On Star Treatment, Alex Turner once declared that he “just wanted to be one of The Strokes”, and now, nearly 10 years later, we have Cruz Beckham intoning that he “wants to be John Lennon”, which is… well, not quite as realistic but you have to applaud the sheer audacity of the sentiment. He’s evidently not lying either - the influence of The Beatles coats much of the set, whether on the psych pop of genuinely very good third single For Your Love or the bluesy grooves of new standout Jackie. His guitar strap is emblazoned with Get Back while, later, a two-piece brass section transition from the self-reflective balladry of Loneliest Boy into the inimitable opening parps of All You Need Is Love.
One of two covers including a game take on Springsteen’s I’m On Fire, these are big, legendary classics to line up against, however Beckham seems to have put in the hours. If nothing else, lessons have been learned from big brother Brooklyn’s forays into cheffing and photography (elephants sadly remain so hard to photograph but incredible to see) and Cruz has taken the far more advisable route of learning the job in private before launching himself to the world. He’s a dab hand at a guitar solo, with a soft, pleasant voice that adapts to the slight hodge podge of styles that fit into his set.
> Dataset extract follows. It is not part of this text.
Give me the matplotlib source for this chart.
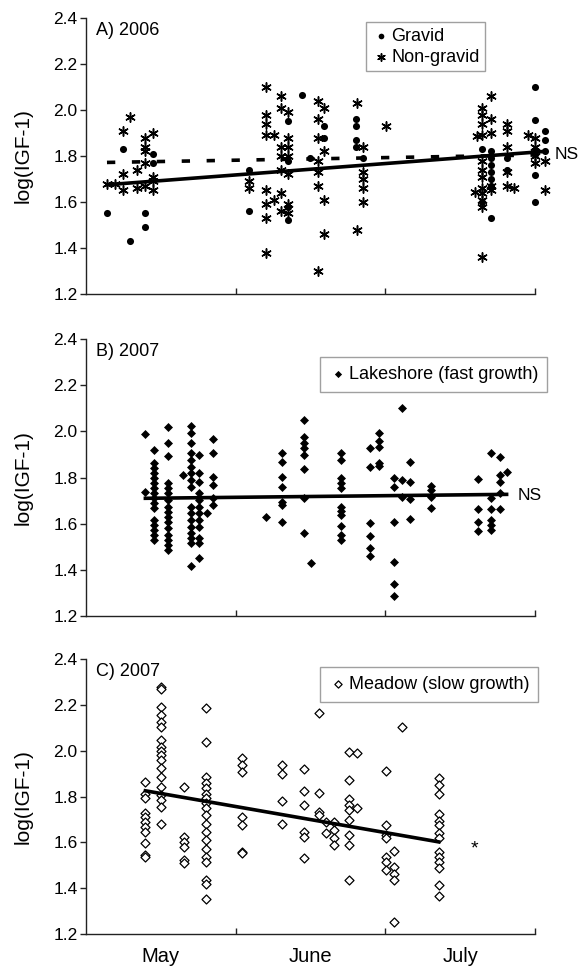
import numpy as np
import matplotlib
matplotlib.use("Agg")
import matplotlib.pyplot as plt
from matplotlib.ticker import FixedLocator, FormatStrFormatter, NullFormatter

plt.rcParams['font.family'] = ['Liberation Sans', 'DejaVu Sans']

# x positions are days after 1 May (30 days per month on the axis)
months = ['May', 'June', 'July']
month_mid = [15, 45, 75]
month_edges = [30, 60, 90]
yticks = [1.2, 1.4, 1.6, 1.8, 2.0, 2.2, 2.4]

# A) 2006, gravid females
gravid_day = [4.2, 7.4, 8.9, 11.9, 11.9, 13.5, 13.5,
              32.6, 32.6, 40.5, 40.5, 40.5, 40.5, 43.3, 44.9, 47.7, 47.7,
              54.2, 54.2, 54.2, 54.2, 55.6,
              79.3, 79.3, 81.1, 81.1, 81.1, 81.1, 81.1, 81.1, 81.1,
              84.4, 84.4, 90.0, 90.0, 90.0, 90.0, 90.0, 92.0, 92.0, 92.0]
gravid_val = [1.55, 1.83, 1.43, 1.55, 1.49, 1.81, 1.77,
              1.74, 1.56, 1.95, 1.78, 1.58, 1.52, 2.065, 1.79, 1.93, 1.88,
              1.96, 1.93, 1.87, 1.84, 1.79,
              1.83, 1.60, 1.82, 1.79, 1.76, 1.73, 1.70, 1.67, 1.53,
              1.79, 1.74, 2.10, 1.955, 1.82, 1.717, 1.60, 1.91, 1.87, 1.82]

# A) 2006, non-gravid females
nongravid_day = [4.2, 5.8, 7.4, 8.9, 7.4, 7.4, 10.3, 10.3, 11.9, 11.9, 11.9, 11.9, 11.9,
                 13.5, 13.5, 13.5, 13.5,
                 32.6, 32.6, 36.0, 36.0, 36.0, 36.0, 36.0, 36.0, 36.0, 36.0, 37.7, 37.7,
                 39.1, 39.1, 39.1, 39.1, 39.1, 39.1, 39.1,
                 40.5, 40.5, 40.5, 40.5, 40.5, 40.5, 40.5,
                 46.5, 46.5, 46.5, 46.5, 46.5, 46.5, 46.5, 47.7, 47.7, 47.7, 47.7,
                 54.4, 54.4, 55.6, 55.6, 55.6, 55.6, 55.6, 60.2,
                 78.3, 78.0, 79.3, 79.3, 79.3, 79.3, 79.3, 79.3, 79.3, 79.3, 79.3, 79.3, 79.3, 79.3,
                 81.1, 81.1, 81.1, 81.1, 81.1,
                 84.4, 84.4, 84.4, 84.4, 84.4, 85.8,
                 88.6, 90.0, 90.0, 90.0, 90.0, 92.0, 92.0]
nongravid_val = [1.68, 1.68, 1.91, 1.97, 1.72, 1.65, 1.74, 1.66, 1.88, 1.84, 1.82, 1.77, 1.67,
                 1.90, 1.71, 1.69, 1.65,
                 1.69, 1.66, 2.10, 1.98, 1.94, 1.89, 1.65, 1.59, 1.53, 1.38, 1.89, 1.61,
                 2.06, 2.01, 1.84, 1.80, 1.74, 1.64, 1.56,
                 1.99, 1.88, 1.84, 1.80, 1.72, 1.59, 1.55,
                 2.04, 1.96, 1.88, 1.78, 1.73, 1.67, 1.30, 2.01, 1.82, 1.61, 1.46,
                 2.03, 1.48, 1.84, 1.73, 1.70, 1.66, 1.60, 1.93,
                 1.885, 1.645, 2.01, 1.98, 1.94, 1.89, 1.78, 1.74, 1.71, 1.66, 1.64, 1.61, 1.58, 1.36,
                 2.06, 1.96, 1.90, 1.67, 1.65,
                 1.94, 1.91, 1.84, 1.73, 1.67, 1.66,
                 1.89, 1.88, 1.84, 1.80, 1.77, 1.78, 1.65]

# B) 2007, lakeshore
lake_day = [11.9, 11.9] + [13.7] * 16 + [16.5] * 16 + [19.5] + [21.1] * 17 + [22.7] * 12 \
    + [25.4] * 6 + [24.2] \
    + [36.0] + [39.2] * 7 + [43.7] * 8 + [45.1] + [51.1] * 11 + [57.0] * 6 + [58.8] * 5 \
    + [61.7] * 6 + [63.3] * 3 + [64.9] * 4 + [69.2] * 4 \
    + [78.5] * 4 + [81.2] * 6 + [83.0] * 5 + [84.3]
lake_val = [1.987, 1.739,
            1.919, 1.861, 1.840, 1.818, 1.796, 1.775, 1.753, 1.731, 1.710, 1.688, 1.666,
            1.616, 1.594, 1.573, 1.551, 1.529,
            2.02, 1.951, 1.893, 1.775, 1.753, 1.731, 1.703, 1.674, 1.652, 1.630, 1.609,
            1.580, 1.551, 1.529, 1.508, 1.486,
            1.811,
            2.023, 1.991, 1.951, 1.908, 1.876, 1.847, 1.818, 1.789, 1.760, 1.674, 1.645,
            1.616, 1.587, 1.558, 1.536, 1.515, 1.417,
            1.898, 1.818, 1.782, 1.731, 1.703, 1.674, 1.645, 1.616, 1.587, 1.536, 1.515, 1.450,
            1.967, 1.905, 1.804, 1.768, 1.710, 1.681,
            1.645,
            1.630,
            1.905, 1.869, 1.803, 1.760, 1.696, 1.681, 1.609,
            2.049, 1.974, 1.951, 1.926, 1.897, 1.835, 1.710, 1.561,
            1.431,
            1.905, 1.876, 1.797, 1.775, 1.753, 1.674, 1.657, 1.638, 1.591, 1.551, 1.529,
            1.926, 1.847, 1.603, 1.545, 1.494, 1.458,
            1.994, 1.959, 1.934, 1.861, 1.850,
            1.797, 1.760, 1.609, 1.435, 1.339, 1.287,
            2.100, 1.790, 1.717,
            1.869, 1.782, 1.705, 1.622,
            1.763, 1.746, 1.717, 1.667,
            1.792, 1.662, 1.609, 1.570,
            1.908, 1.710, 1.662, 1.616, 1.594, 1.573,
            1.890, 1.811, 1.782, 1.734, 1.662,
            1.825]

# C) 2007, meadow
meadow_day = [11.9] * 11 + [15.0] * 18 + [19.6] * 6 + [24.1] * 19 + [31.3] * 7 + [39.3] * 4 \
    + [43.6] * 6 + [46.6] * 4 + [48.1] * 2 + [49.7] * 4 + [52.8] * 9 + [54.4] * 2 \
    + [60.2] * 7 + [61.7] * 5 + [63.4] + [70.7] * 14
meadow_val = [1.864, 1.813, 1.792, 1.726, 1.711, 1.689, 1.668, 1.646, 1.595, 1.544, 1.537,
              2.279, 2.268, 2.192, 2.155, 2.126, 2.104, 2.046, 2.017, 2.000, 1.981, 1.959,
              1.923, 1.886, 1.843, 1.806, 1.784, 1.755, 1.682,
              1.840, 1.624, 1.602, 1.580, 1.522, 1.508,
              2.187, 2.039, 1.886, 1.857, 1.835, 1.813, 1.792, 1.770, 1.748, 1.719, 1.682,
              1.646, 1.609, 1.573, 1.537, 1.515, 1.434, 1.417, 1.355,
              1.966, 1.937, 1.908, 1.711, 1.675, 1.559, 1.552,
              1.937, 1.898, 1.781, 1.682,
              1.918, 1.825, 1.762, 1.646, 1.624, 1.530,
              2.163, 1.816, 1.733, 1.719,
              1.690, 1.639,
              1.690, 1.656, 1.617, 1.588,
              1.995, 1.874, 1.787, 1.762, 1.741, 1.697, 1.631, 1.588, 1.435,
              1.991, 1.748,
              1.912, 1.675, 1.631, 1.617, 1.537, 1.515, 1.479,
              1.563, 1.493, 1.464, 1.435, 1.253,
              2.102,
              1.879, 1.850, 1.810, 1.723, 1.694, 1.675, 1.639, 1.617, 1.559, 1.537, 1.515,
              1.486, 1.413, 1.365]

# regression lines (end points)
trend06_day = [4.2, 92.0]
trend06_nongravid = [1.675, 1.820]
trend06_gravid = [1.772, 1.805]
trend_lake_day = [11.9, 84.3]
trend_lake = [1.710, 1.727]
trend_meadow_day = [11.9, 70.7]
trend_meadow = [1.825, 1.602]

fig = plt.figure(figsize=(5.82, 9.68), dpi=100)
left, width = 0.1478, 0.7715
ax_a = fig.add_axes([left, 0.6963, width, 0.2851])
ax_b = fig.add_axes([left, 0.3636, width, 0.2862])
ax_c = fig.add_axes([left, 0.0351, width, 0.2841])

for ax in (ax_a, ax_b, ax_c):
    ax.set_xlim(0, 90)
    ax.set_ylim(1.2, 2.4)
    for s in ('top', 'right'):
        ax.spines[s].set_visible(False)
    for s in ('left', 'bottom'):
        ax.spines[s].set_linewidth(1.0)
        ax.spines[s].set_color('#222222')
    ax.set_yticks(yticks)
    ax.yaxis.set_major_formatter(FormatStrFormatter('%.1f'))
    ax.tick_params(axis='y', direction='out', length=4, width=1, labelsize=12.5, pad=2,
                   color='#222222')
    ax.xaxis.set_major_locator(FixedLocator(month_edges))
    ax.xaxis.set_major_formatter(NullFormatter())
    ax.tick_params(axis='x', which='major', direction='in', length=4, width=1, color='#222222')
    ax.xaxis.set_minor_locator(FixedLocator(month_mid))
    ax.tick_params(axis='x', which='minor', length=0, labelsize=14.5, pad=9)
    ax.set_ylabel('log(IGF-1)', fontsize=15)
    ax.yaxis.set_label_coords(-0.118, 0.5)

ax_c.set_xticks(month_mid, minor=True)
ax_c.set_xticklabels(months, minor=True)

legend_style = dict(loc='upper left', borderaxespad=0, fontsize=13, frameon=True,
                    fancybox=False, edgecolor='#888888', handletextpad=0.1,
                    handlelength=1.0, markerscale=0.8)

# A) 2006
ax_a.scatter(gravid_day, gravid_val, marker='o', s=26, color='black', linewidths=0,
             clip_on=False, zorder=2, label='Gravid')
ax_a.scatter(nongravid_day, nongravid_val, marker=(6, 2, 0), s=45, color='black',
             linewidths=1.1, clip_on=False, zorder=2, label='Non-gravid')
ax_a.plot(trend06_day, trend06_nongravid, color='black', lw=2.6, clip_on=False, zorder=3)
ax_a.plot(trend06_day, trend06_gravid, color='black', lw=2.6, dashes=(2.3, 4.6),
          clip_on=False, zorder=3)
ax_a.text(0.022, 0.985, 'A) 2006', transform=ax_a.transAxes, fontsize=13, va='top')
ax_a.text(94.0, 1.805, 'NS', fontsize=12.5, va='center', clip_on=False)
leg = ax_a.legend(bbox_to_anchor=(0.624, 0.985), borderpad=0.3, labelspacing=0.25,
                  **legend_style)
leg.get_frame().set_linewidth(1.0)

# B) 2007 lakeshore
ax_b.scatter(lake_day, lake_val, marker='D', s=21, color='black', linewidths=0,
             clip_on=False, zorder=2, label='Lakeshore (fast growth)')
ax_b.plot(trend_lake_day, trend_lake, color='black', lw=2.6, zorder=3)
ax_b.text(0.022, 0.985, 'B) 2007', transform=ax_b.transAxes, fontsize=13, va='top')
ax_b.text(86.6, 1.724, 'NS', fontsize=12.5, va='center', clip_on=False)
leg = ax_b.legend(bbox_to_anchor=(0.521, 0.935), borderpad=0.5, **legend_style)
leg.get_frame().set_linewidth(1.0)

# C) 2007 meadow
ax_c.scatter(meadow_day, meadow_val, marker='D', s=21, facecolors='white',
             edgecolors='black', linewidths=0.9, clip_on=False, zorder=2,
             label='Meadow (slow growth)')
ax_c.plot(trend_meadow_day, trend_meadow, color='black', lw=2.6, zorder=3)
ax_c.text(0.022, 0.985, 'C) 2007', transform=ax_c.transAxes, fontsize=13, va='top')
ax_c.text(77.9, 1.57, '*', fontsize=14, ha='center', va='center', clip_on=False)
leg = ax_c.legend(bbox_to_anchor=(0.521, 0.971), borderpad=0.5, **legend_style)
leg.get_frame().set_linewidth(1.0)

fig.savefig('out.png', dpi=100)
Wear And Tear has a solid, baggy Stone Roses-esque swagger and while there’s a couple of duffs near the end (Dumb Down and Yeh Yeh Yeh veer a little too close to pub band territory; the ska-nodding Lick The Toad is so mad it’s hard to know if it’s good or awful), there’s an excitableness to it all that feels like someone testing the waters and finding a lot that fits.
Ahead of the Americana twangs of On and On, Beckham declares that “he’s got a very special lady in the house tonight”. A moment of baited breath for an IRL recreation of Victoria’s wedding dance passes, and he dedicates the track to sister Harper down the front. A missed opportunity. But the frontman still has a tongue-in-cheek parting message for us in the form of final track Tie Don’t Fit and its chorus of “I promise I’m not an arsehole”. In fact, I’d go as far as to say Cruz Beckham is surprisingly easy to root for: cheeky, charming, actually talented. He might never be John Lennon but he could have a good crack at this pop star thing regardless.